**** MATERIALS PROVIDED ****
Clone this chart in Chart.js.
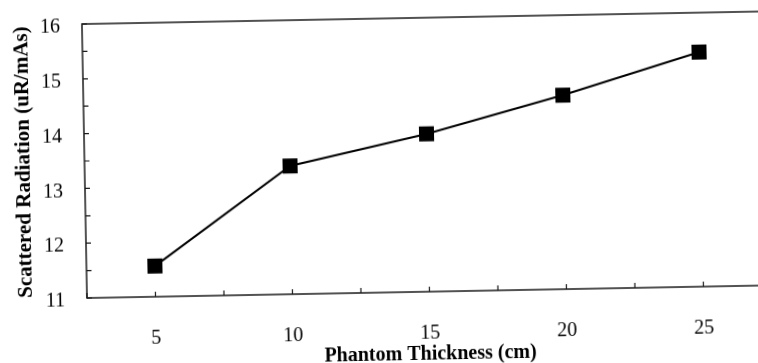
****
**** MATERIALS PROVIDED ****
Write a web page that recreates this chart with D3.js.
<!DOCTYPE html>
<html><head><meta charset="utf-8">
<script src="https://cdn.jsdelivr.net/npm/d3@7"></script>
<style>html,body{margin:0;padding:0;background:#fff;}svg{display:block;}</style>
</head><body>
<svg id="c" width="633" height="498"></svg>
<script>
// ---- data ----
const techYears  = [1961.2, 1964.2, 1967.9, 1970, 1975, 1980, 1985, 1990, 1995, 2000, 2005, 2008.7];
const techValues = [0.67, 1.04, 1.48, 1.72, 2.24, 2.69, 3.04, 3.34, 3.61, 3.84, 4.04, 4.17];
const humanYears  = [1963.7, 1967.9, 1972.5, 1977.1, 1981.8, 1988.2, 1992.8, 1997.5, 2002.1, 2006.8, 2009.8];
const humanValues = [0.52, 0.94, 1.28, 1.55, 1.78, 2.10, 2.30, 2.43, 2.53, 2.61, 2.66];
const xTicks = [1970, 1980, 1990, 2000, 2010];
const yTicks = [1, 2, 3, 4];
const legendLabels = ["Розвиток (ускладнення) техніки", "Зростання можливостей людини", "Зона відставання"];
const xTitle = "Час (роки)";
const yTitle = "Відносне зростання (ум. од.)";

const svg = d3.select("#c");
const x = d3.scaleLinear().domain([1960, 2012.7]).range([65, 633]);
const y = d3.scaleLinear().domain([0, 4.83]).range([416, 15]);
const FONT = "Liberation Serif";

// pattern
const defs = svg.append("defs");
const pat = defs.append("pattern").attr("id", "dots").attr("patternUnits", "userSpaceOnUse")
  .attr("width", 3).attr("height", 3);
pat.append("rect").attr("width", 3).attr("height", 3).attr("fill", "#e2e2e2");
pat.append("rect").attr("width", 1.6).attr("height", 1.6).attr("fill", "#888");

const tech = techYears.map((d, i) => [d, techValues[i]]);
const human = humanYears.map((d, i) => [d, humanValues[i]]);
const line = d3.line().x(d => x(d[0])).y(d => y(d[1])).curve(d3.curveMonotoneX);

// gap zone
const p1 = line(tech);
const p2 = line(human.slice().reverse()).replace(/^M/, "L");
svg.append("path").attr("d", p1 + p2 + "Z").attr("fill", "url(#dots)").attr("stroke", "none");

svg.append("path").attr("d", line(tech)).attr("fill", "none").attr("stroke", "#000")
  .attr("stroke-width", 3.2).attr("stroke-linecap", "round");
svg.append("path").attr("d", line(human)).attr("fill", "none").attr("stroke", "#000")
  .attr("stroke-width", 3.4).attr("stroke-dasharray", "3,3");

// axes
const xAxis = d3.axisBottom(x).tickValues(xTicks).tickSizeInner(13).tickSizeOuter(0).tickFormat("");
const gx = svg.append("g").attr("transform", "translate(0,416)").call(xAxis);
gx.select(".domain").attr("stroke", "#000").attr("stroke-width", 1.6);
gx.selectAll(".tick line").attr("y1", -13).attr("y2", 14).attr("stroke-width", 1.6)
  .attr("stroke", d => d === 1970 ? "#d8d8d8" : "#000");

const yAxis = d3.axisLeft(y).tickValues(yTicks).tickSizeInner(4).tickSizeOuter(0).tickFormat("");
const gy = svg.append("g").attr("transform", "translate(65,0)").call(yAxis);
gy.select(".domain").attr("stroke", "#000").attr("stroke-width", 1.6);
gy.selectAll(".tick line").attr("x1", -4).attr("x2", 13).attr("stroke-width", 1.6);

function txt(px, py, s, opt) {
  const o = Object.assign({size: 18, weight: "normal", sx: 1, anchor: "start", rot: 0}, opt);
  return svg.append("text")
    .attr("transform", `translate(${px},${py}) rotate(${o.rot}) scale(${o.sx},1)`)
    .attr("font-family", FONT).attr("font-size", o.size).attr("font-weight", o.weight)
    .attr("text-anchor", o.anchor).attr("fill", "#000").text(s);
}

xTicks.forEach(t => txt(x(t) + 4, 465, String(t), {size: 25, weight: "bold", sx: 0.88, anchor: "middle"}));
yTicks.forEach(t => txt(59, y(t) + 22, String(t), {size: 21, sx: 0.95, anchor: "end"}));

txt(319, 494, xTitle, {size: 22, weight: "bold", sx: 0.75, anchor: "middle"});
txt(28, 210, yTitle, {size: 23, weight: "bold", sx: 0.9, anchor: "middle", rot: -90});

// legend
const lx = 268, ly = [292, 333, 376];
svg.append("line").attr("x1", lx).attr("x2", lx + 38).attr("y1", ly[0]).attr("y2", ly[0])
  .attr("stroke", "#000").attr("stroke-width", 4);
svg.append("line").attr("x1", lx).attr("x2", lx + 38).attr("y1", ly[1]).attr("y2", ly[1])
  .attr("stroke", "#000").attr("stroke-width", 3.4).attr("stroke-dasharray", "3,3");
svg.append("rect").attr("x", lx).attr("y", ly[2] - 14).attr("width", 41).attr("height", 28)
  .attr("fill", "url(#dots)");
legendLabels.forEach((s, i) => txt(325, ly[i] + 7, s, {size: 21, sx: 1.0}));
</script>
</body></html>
****
**** MATERIALS PROVIDED ****
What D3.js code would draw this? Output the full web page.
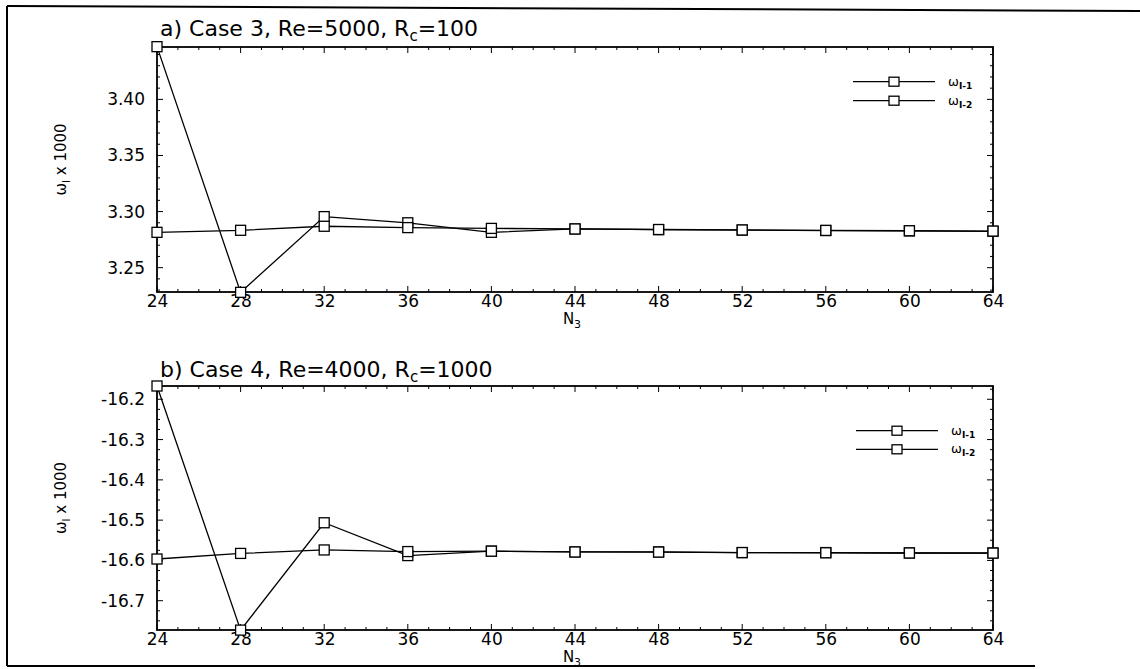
****
TASK: Show every line from the entries above in which the word "chart" appears.

RESULT OF THE TASK:
Clone this chart in Chart.js.
Write a web page that recreates this chart with D3.js.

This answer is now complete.